Em declarações à Prensa Latina, o presidente do PRD assinalou que as mudanças constitucionais e os artigos transitórios aprovados pelo PRI e o PAN tocam as próprias bases da Carta Magna mexicana.

A reforma equivale a entregar a renda petroleira a mãos privadas, o que representará um dano enorme para o país e a perda da propriedade do Estado sobre a riqueza energética, apontou.

No entanto, ao promulgar a iniciativa, Peña Nieto assinalou que com ela se garantirá a propriedade da nação sobre Pemex, a CFE, os combustíveis e a renda petroleira.

Com a energética abre-se uma nova etapa para o desenvolvimento, expressou o governante, depois de assinalar que se trata de uma medida histórica e fundamental para o futuro dos cidadãos.

Segundo o mandatário, através dela o setor se converterá em uma autêntica fonte de rendimentos econômicos e ajudará o México a enfrentar com sucesso os desafios do século 21.

Entretanto, na perspectiva do líder moral do PRD, Cuauhtémoc Cárdenas, com a reforma energética se levará ao país a um retrocesso político, social e econômico.

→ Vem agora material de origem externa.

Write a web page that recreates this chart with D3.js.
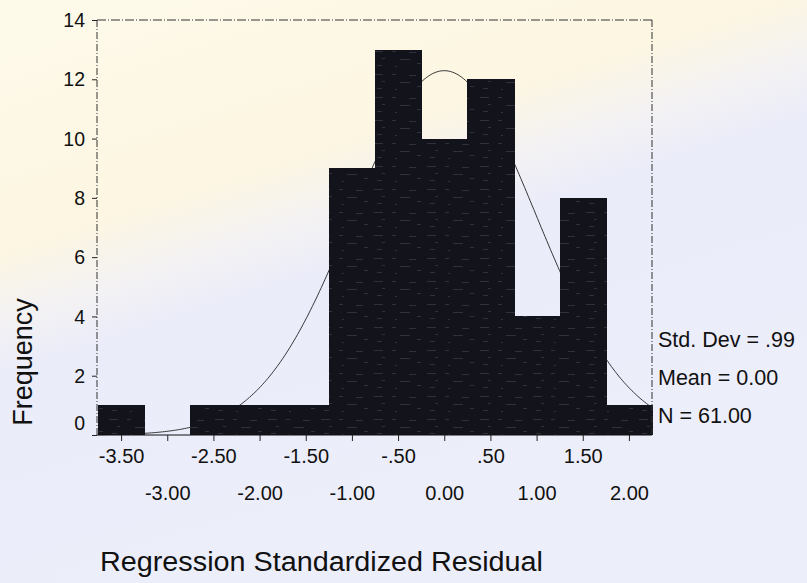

O filho do ex-presidente Lázaro Cárdenas, artífice da nacionalização do setor, há 75 anos, recordou, junto a outros membros da esquerda e organizações sociais, as consequências negativas para o México de projetos privatizadores anteriores.

Rosío Vargas, professora da Faculdade de Ciências Políticas e Sociais da Universidade Nacional Autônoma de México, considerou que a reforma estabelece uma privatização total da rede de produção, ao lhe tirar a prerrogativa estratégica ao Estado.

Em meio a essas posturas, e apesar da realização do projeto energético, o PRD ratificou sua determinação em revertê-lo, e mantém a luta por realizar uma consulta popular em 2015 com esse objetivo, pelo que já entregou ao Senado cerca de 1,7 milhão de assinaturas necessárias para iniciar o processo.

Agora, os mexicanos estão à espera das leis secundárias da nova legislação, anunciadas por Peña Nieto para se apresentar em breve, com as quais ficará definido o futuro energético de uma nação que tem no petróleo um de seus pilares fundamentais.